What is his solution to the historic Israeli-Arab conflict? In the past, he spoke about a regime of cantons for the Palestinians. They will live in several enclaves in the West Bank and the Gaza Strip, which will be disconnected from each other and dominated by Israel. No Palestinian state, of course, no Arab East Jerusalem. He even proposed adding to these cantons some areas of Israel inhabited by a dense Palestinian population, whose Israeli citizenship would be revoked.
This is not so far from the ideas of Sharon, nor from those of Netanyahu, who declares that the Palestinians will “govern themselves” – of course without a state, without a currency, without control of the border crossings, without harbors and airports.
At the Foreign Office ceremony, Lieberman declared that the Annapolis agreement, which was dictated by President Bush, is invalid, and that only the “Road Map” counts. The Foreign Ministry spokesmen hurried to explain that the “Road Map” also speaks about “two states.” They forgot to remind the world that the Israeli government had “accepted” the Road Map only with 14 provisos that rob it of any content. For example: that Palestinians must “destroy the terrorist infrastructure” (What is that? Who decides?) before Israel shall make any move, including a freeze on the settlements.
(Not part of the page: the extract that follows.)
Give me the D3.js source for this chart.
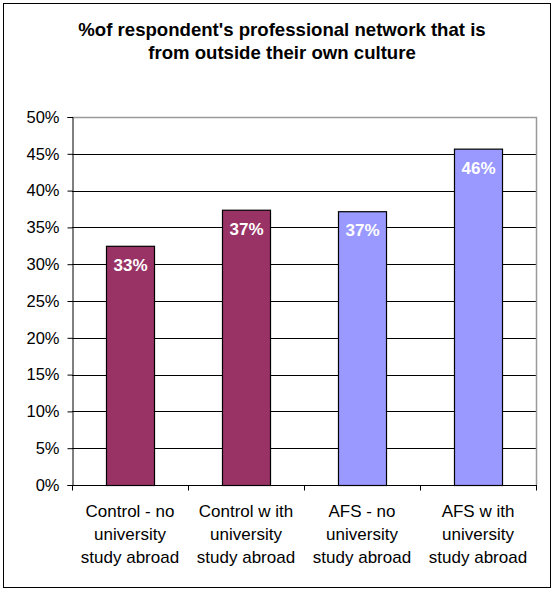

(That may remind one of the rich Jew in the shtetl, who dictated his last will and testament, dividing his wealth between his relatives and friends and adding: “In case of my death, this will shall be null and void.”)
As far as the Israeli-Palestinian conflict is concerned, the controversy between Olmert and Livni on the one side and Netanyahu and Lieberman on the other is about tactics rather than strategy. The strategy of all of them is to prevent the creation of a normal, free, and viable Palestinian state. Tzipi Livni was for a tactic of endless negotiations, decorated with pronouncement about peace and “two nation-states.” Not for nothing did Netanyahu mock her: You had several years to achieve agreement with the Palestinians. So why didn’t you?
This debate is not about peace, but about a “peace process.”
But in the meantime Tzipi Livni settles into her new job as the leader of the opposition. Her first speeches were vigorous and hard-hitting. We shall soon know if she can fill this job with content – if having to speak about peace will convince her of its value and turn her into a real alternative to the government of Lieberman and Liebermania.